As I read up on the Stolpersteine Project, I discovered that not all communities have embraced the project. Some disapproved of victims’ names being walked on, or being covered by snow in the winter and not seen. Building owners objected to the plaques being set into the sides of their buildings, so the sidewalk became the next choice. Demnig responded that the more the bronze plaques were walked on, the more they shone. I couldn’t argue with that!

I had the pleasure of viewing his commemorative work while I was in Hamburg, in the once heavily Jewish populated area around Isestrasse. I was there locating the address of Cantor Cysner, the subject of my dissertation research, and I was thrilled to see the evidence of Demnig’s work.
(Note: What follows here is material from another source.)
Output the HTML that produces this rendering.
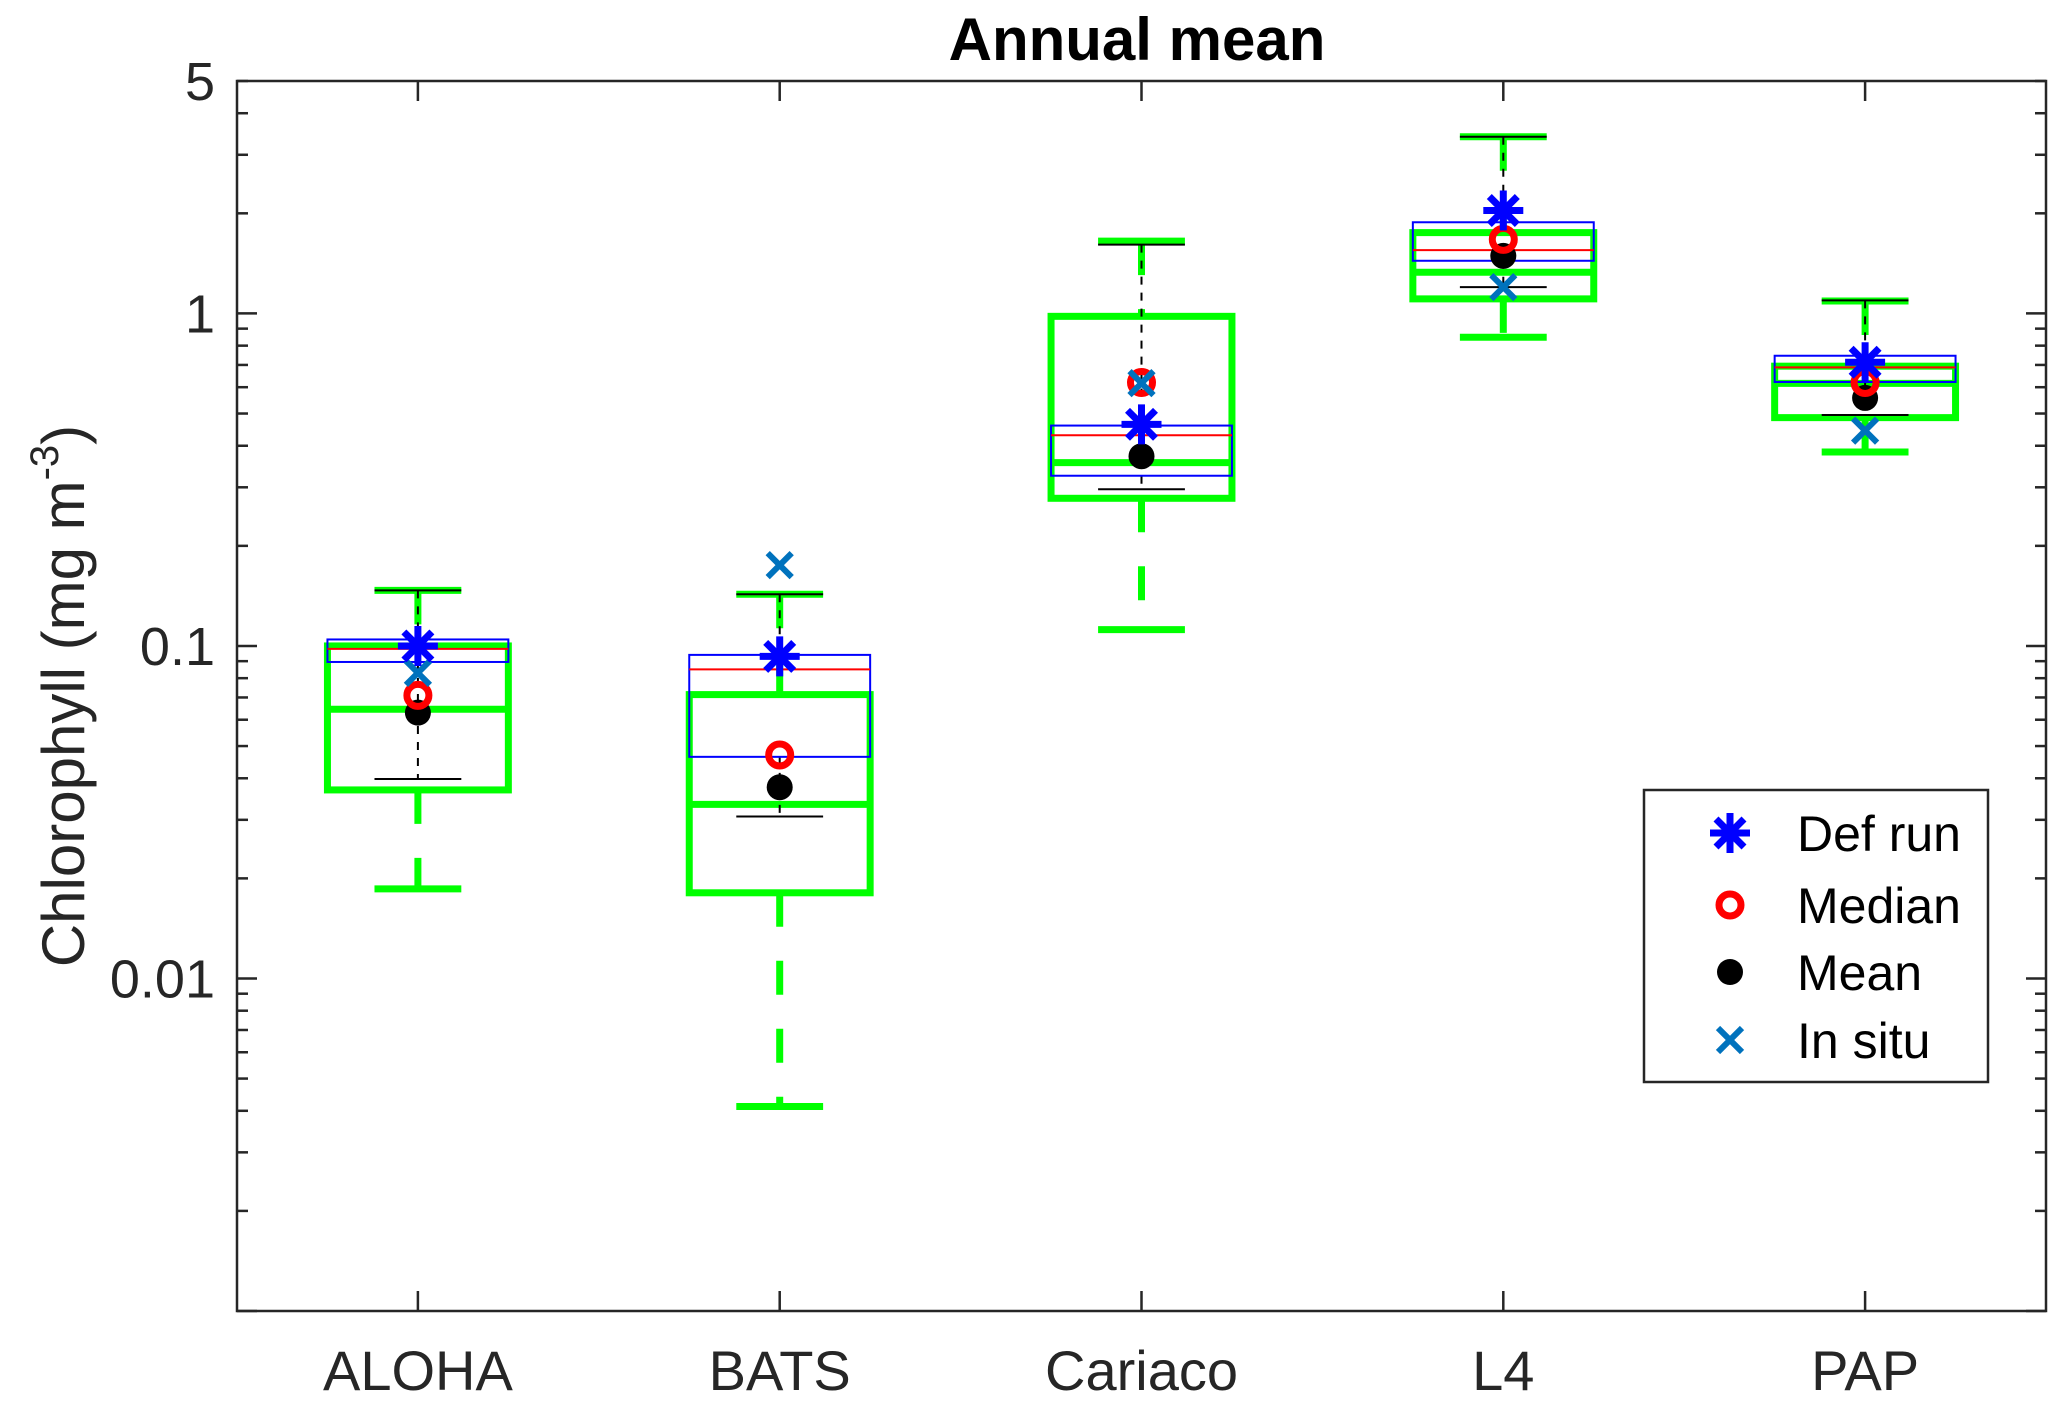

In front of nearly every apartment complex on Isestrasse, set into the walkways in front of the entrances, were several of these shiny plaques. I took pictures of many, especially in front of the address where Cantor Cysner lived when he was deported to Zbaszyn. I envisioned the day when his name would be memorialized there as well. I watched as people walked along the sidewalks, noticing that no one but me looked down to read the plaques. But as I looked back along the walkway,  the setting sun glinted off the bronze stones and it was impossible not to notice them. Whether all who passed read them or not, the names of the victims are being memorialized in a manner that is both unique and controversial.